What we did import is the economic crisis. This happened partly because of the fall of demand for our exports, and partly because of the behaviour of foreign banks which own our local banks. Due to the problems in their mother countries, and in the attempts to rebalance their portfolios, they dangerously restricted credits even in countries without apparent financial problems. This is the effect of globalization and of our rapid selling off our state-owned banks after the fall of communism when there was and could not be any domestic capital at our disposal.
Aggregate demand needs strengthening. One traditional way to do this is to increase government spending, mostly on public infrastructure projects, on condition these are available and the country is ready to massively increase its indebtedness. The Czech government has not yet decided to do so because we do not believe in this procedure. Not all of us are Keynesians, even now. We are well aware of the crowding-out effect. It would be much more helpful to initiate a radical reduction of all kinds of restrictions on private initiatives introduced in the last half a century during the era of the brave new world of the “social and ecological market economy”. The best thing to do right now would be to temporarily weaken, if not permanently repeal, politically correct labour, environmental, social, health and other “standards”, because they block economic activity more than anything else.
The question which is raised these days wherever I come is whether the current financial and economic crisis has been caused by capitalism, perhaps by too much capitalism, or – on the contrary – whether it was caused by lack of capitalism, by suppressing its normal functioning, by introduction of policies that are not compatible with capitalism, of policies that undermine it. My answer is that we witness a government failure, not a market failure as some politicians try to tell us.

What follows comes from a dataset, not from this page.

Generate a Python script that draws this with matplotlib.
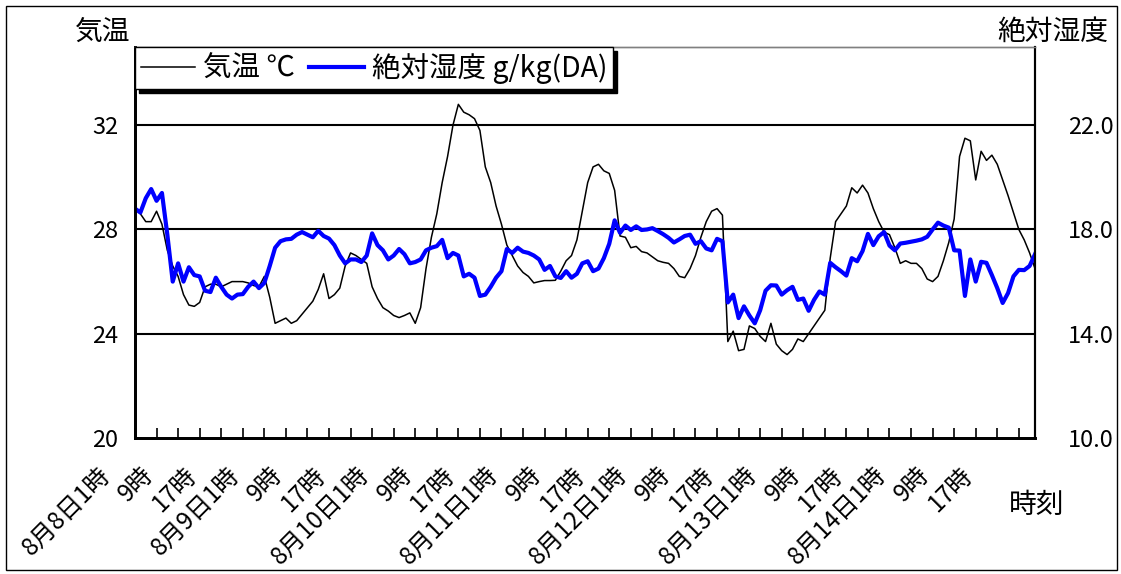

Not to be misunderstood, I am not in favor of anarchy or elimination of the state. But I don't believe in the capabilities and the motivations of the state. For most of my life – till twenty years ago - I lived in a system where political, social and all other non-economic arguments and claims of the state dictated the economy, not the other way round. This sequencing is crucial. The horse must always be in front of the carriage, not behind it.

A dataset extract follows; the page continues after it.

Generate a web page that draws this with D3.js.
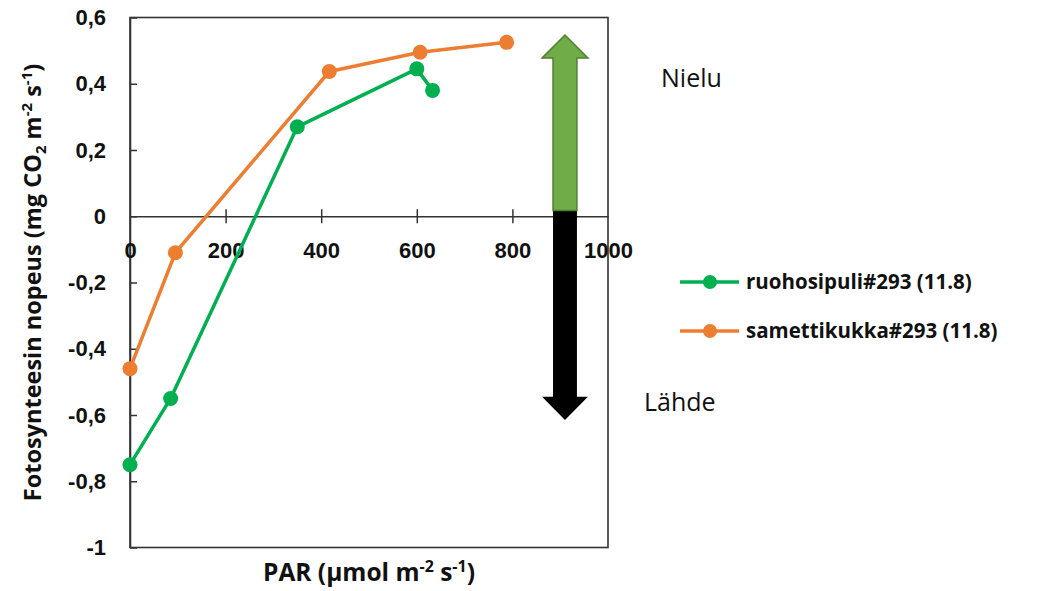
<!DOCTYPE html>
<html>
<head>
<meta charset="utf-8">
<script src="https://cdn.jsdelivr.net/npm/d3@7"></script>
<style>
  body { margin: 0; background: #fff; }
  svg { font-family: "Open Sans", Lato, sans-serif; }
</style>
</head>
<body>
<div id="chart"></div>
<script>
// series data
const seriesNames = ['ruohosipuli#293 (11.8)', 'samettikukka#293 (11.8)']
const seriesColors = ['#00B050', '#ED7D31']
const ruohoPAR = [0, 85, 350, 600, 633]
const ruohoRate = [-0.75, -0.55, 0.27, 0.445, 0.38]
const samettiPAR = [0, 95, 417, 607, 788]
const samettiRate = [-0.46, -0.11, 0.437, 0.495, 0.525]

// axis ticks
const xTicks = [0, 200, 400, 600, 800, 1000]
const yTicks = [0.6, 0.4, 0.2, 0, -0.2, -0.4, -0.6, -0.8, -1]
const yTickLabels = ['0,6', '0,4', '0,2', '0', '-0,2', '-0,4', '-0,6', '-0,8', '-1']

const width = 1043, height = 591
const svg = d3.select('#chart').append('svg')
  .attr('width', width).attr('height', height)

const x = d3.scaleLinear().domain([0, 1000]).range([130, 608])
const y = d3.scaleLinear().domain([-1, 0.6]).range([547.5, 17.5])

const axisColor = '#333'
const textColor = '#111'

//plot frame
svg.append('rect')
  .attr('x', x(0)).attr('y', y(0.6))
  .attr('width', x(1000) - x(0)).attr('height', y(-1) - y(0.6))
  .attr('fill', 'none').attr('stroke', axisColor).attr('stroke-width', 1.6)

// y axis, ticks pointing inside
const yAxis = svg.append('g').attr('transform', `translate(${x(0)},0)`)
  .call(d3.axisLeft(y).tickValues(yTicks)
    .tickFormat((d, i) => yTickLabels[i])
    .tickSizeInner(-7).tickSizeOuter(0).tickPadding(24))
yAxis.select('.domain').attr('stroke', axisColor).attr('stroke-width', 1.6)
yAxis.selectAll('.tick line').attr('stroke', axisColor).attr('stroke-width', 1.5)
yAxis.selectAll('text').attr('font-size', 22).attr('font-weight', 'bold').attr('fill', textColor)

// x axis sits on the zero line, ticks cross it
const xAxis = svg.append('g').attr('transform', `translate(0,${y(0)})`)
  .call(d3.axisBottom(x).tickValues(xTicks).tickFormat(d3.format('d'))
    .tickSizeInner(7).tickSizeOuter(0))
xAxis.select('.domain').attr('stroke', axisColor).attr('stroke-width', 1.6)
xAxis.selectAll('.tick line').attr('y1', -7).attr('stroke', axisColor).attr('stroke-width', 1.5)
xAxis.selectAll('.tick')
  .filter(d => d === 0 || d === 1000).select('line').remove()
xAxis.selectAll('text').attr('y', 42).attr('dy', 0)
  .attr('font-size', 22).attr('font-weight', 'bold').attr('fill', textColor)

// source / sink arrows (annotation, in data units)
const arrowX = 910, shaftHalf = 25, headHalf = 48
const sinkTop = 0.547, sinkHeadBase = 0.478, splitAt = 0.017
const sourceHeadBase = -0.545, sourceTip = -0.615

const arrowPath = (base, headBase, tip) => {
  let pts = [
    [x(arrowX - shaftHalf), y(base)],
    [x(arrowX - shaftHalf), y(headBase)],
    [x(arrowX - headHalf), y(headBase)],
    [x(arrowX), y(tip)],
    [x(arrowX + headHalf), y(headBase)],
    [x(arrowX + shaftHalf), y(headBase)],
    [x(arrowX + shaftHalf), y(base)]
  ]
  return d3.line()(pts) + 'Z'
}
svg.append('path').attr('d', arrowPath(splitAt, sourceHeadBase, sourceTip))
  .attr('fill', '#000')
svg.append('path').attr('d', arrowPath(splitAt, sinkHeadBase, sinkTop))
  .attr('fill', '#70AD47').attr('stroke', '#507E32').attr('stroke-width', 1.5)

// lines and markers
const series = [
  {name: seriesNames[0], color: seriesColors[0], values: ruohoPAR.map((p, i) => [p, ruohoRate[i]])},
  {name: seriesNames[1], color: seriesColors[1], values: samettiPAR.map((p, i) => [p, samettiRate[i]])}
]
const line = d3.line().x(d => x(d[0])).y(d => y(d[1]))

series.slice().reverse().forEach(s => {
  let g = svg.append('g')
  g.append('path').attr('d', line(s.values))
    .attr('fill', 'none').attr('stroke', s.color).attr('stroke-width', 3.5)
    .attr('stroke-linejoin', 'round')
  g.selectAll('circle').data(s.values).enter().append('circle')
    .attr('cx', d => x(d[0])).attr('cy', d => y(d[1])).attr('r', 7.5)
    .attr('fill', s.color)
})

// legend
const legend = svg.append('g').attr('transform', 'translate(680,282)')
  .selectAll('.legends').data(series).enter().append('g')
  .attr('transform', (d, i) => 'translate(0,' + i * 49 + ')')
legend.append('line').attr('x1', 0).attr('x2', 59)
  .attr('stroke', d => d.color).attr('stroke-width', 3.5)
legend.append('circle').attr('cx', 30).attr('r', 7).attr('fill', d => d.color)
legend.append('text').attr('x', 66).attr('y', 7)
  .attr('font-size', 20.5).attr('font-weight', 'bold').attr('fill', textColor)
  .text(d => d.name)

// axis titles
const yTitle = svg.append('text')
  .attr('transform', `translate(41,${(y(0.6) + y(-1)) / 2}) rotate(-90)`)
  .attr('text-anchor', 'middle').attr('font-size', 23.5).attr('font-weight', 'bold').attr('fill', textColor)
yTitle.append('tspan').text('Fotosynteesin nopeus (mg CO')
yTitle.append('tspan').attr('font-size', 15).attr('dy', 5).text('2')
yTitle.append('tspan').attr('dy', -5).text(' m')
yTitle.append('tspan').attr('font-size', 15).attr('dy', -9).text('-2')
yTitle.append('tspan').attr('dy', 9).text(' s')
yTitle.append('tspan').attr('font-size', 15).attr('dy', -9).text('-1')
yTitle.append('tspan').attr('dy', 9).text(')')

const xTitle = svg.append('text')
  .attr('x', (x(0) + x(1000)) / 2).attr('y', 581)
  .attr('text-anchor', 'middle').attr('font-size', 24.5).attr('font-weight', 'bold').attr('fill', textColor)
xTitle.append('tspan').text('PAR (µmol m')
xTitle.append('tspan').attr('font-size', 16).attr('dy', -9).text('-2')
xTitle.append('tspan').attr('dy', 9).text(' s')
xTitle.append('tspan').attr('font-size', 16).attr('dy', -9).text('-1')
xTitle.append('tspan').attr('dy', 9).text(')')

// sink / source labels
svg.append('text').attr('x', 661).attr('y', 87).attr('font-size', 25).attr('fill', textColor).text('Nielu')
svg.append('text').attr('x', 644).attr('y', 411).attr('font-size', 25).attr('fill', textColor).text('Lähde')
</script>
</body>
</html>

The wrong sequence was the defining feature of the communist system, and the whole idea of our transformation from communism to freedom and market economy was to change this. Our aim was to let the market function, and to supplement market economy with rational social, and now also environmental policies. I stress supplement, which means to add ex-post, not to impose ex-ante. I am sorry to say that the current European, originally German, now also more and more American social and ecological market economy leads us into a totally different world. This is what bothers me.
Václav Klaus, Notes for Milano, Palazzo Realo, Istituto Bruno Leoni, March 16, 2009
* Nigel Lawson. An Appeal To Reason. A Cool Look At Global Warming. London, New York, Woodstock, Duckworth Overlook, 2008, p. 27.